Driving home from Rensselaer tonight (I was there today speaking in a few classes for one of my former MBA professors), I hit a deer on the NYS Thruway. Let me start by saying, I'm fine. The car, fine (I think). The deer, umm, not so much.
So, I'm driving down I87 and thinking I should hit the rest stop (damn those free Lally School Diet Pepsi's). I start changing lanes to get off at the service area, when alas, a deer (let's call him Fido) decides he wants to play pickle in my lane.
So, Fido darts out. I react, swerve right, then break, but not hard enough to avoid Fido when he changes direction, apparently giving up on getting that extra base. So, with my heart beating in my throat at about 120 beats per second, I pull into the service area, park, pry my hands off the wheel, and do an inventory of body parts.
I call Kerry to let her know what happened and try to assess the damage, but it was kinda difficult to focus. So I walked in, splashed some water on my face, used the restroom, and grabbed another soda (I'll never learn).

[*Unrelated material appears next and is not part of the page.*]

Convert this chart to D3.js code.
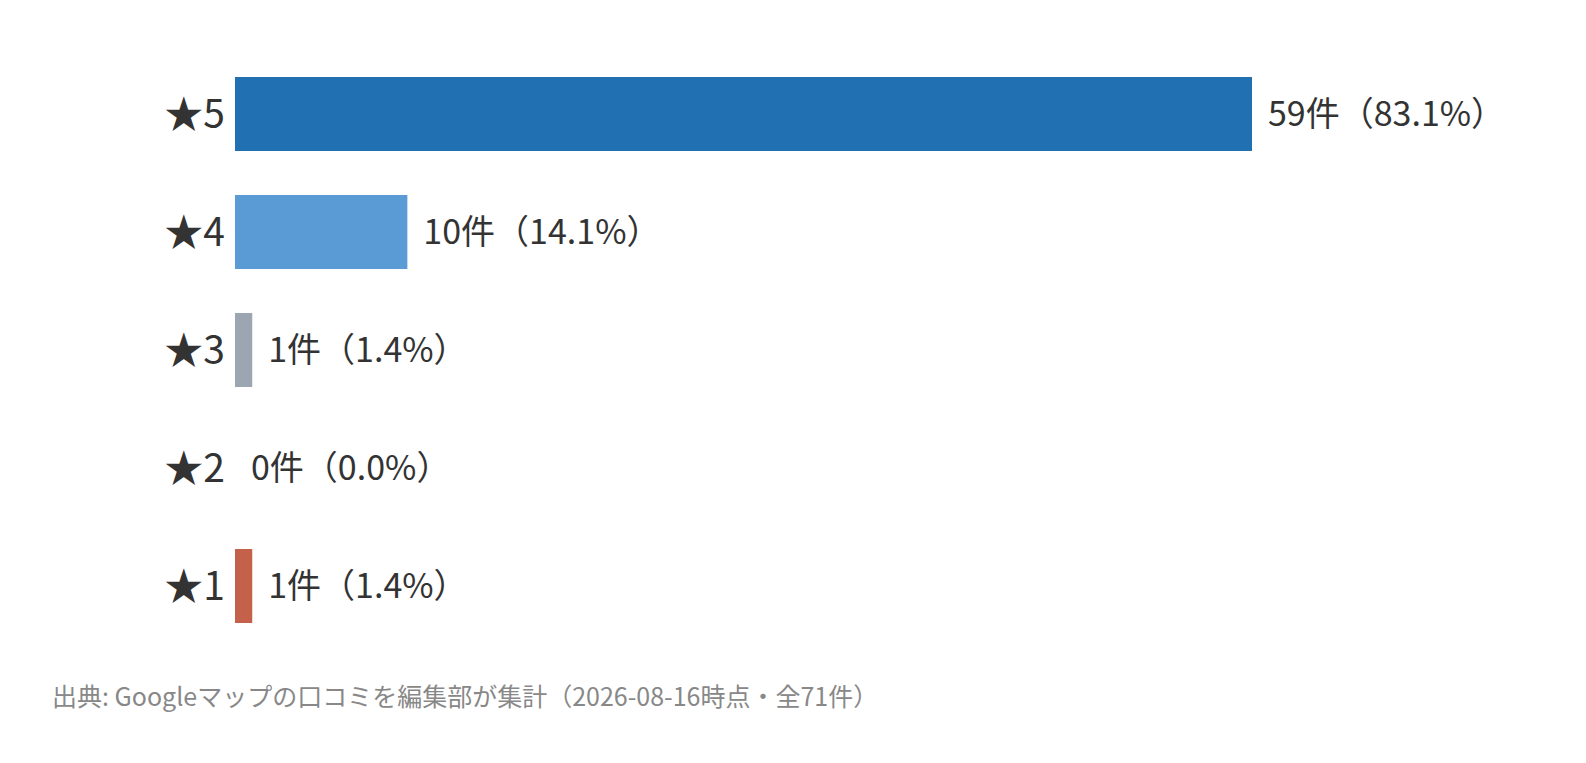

Unsure if I needed to file a police report, I called my insurance company (the one with the break-dancing lizard) and get paired up with "Gary the Aussie." He feigns his concern for my well-being and takes down the details of the "incident." As Dundee, er, Gary is finishing up, he asks "Oh, how's the deer?" And I'm like, "Deer? Oh yeah, Fido. Umm, not sure really."
What I didn't say was considering what was on my car, I was pretty sure that Fido was playing his game of pickle with Bambi's mommy.
So, I said my "G'Day" to Gary and drove the remaining 70 miles home to Kerry and the kids.
As for Fido -- I feel bad, really bad. I do. But better him than me, mate.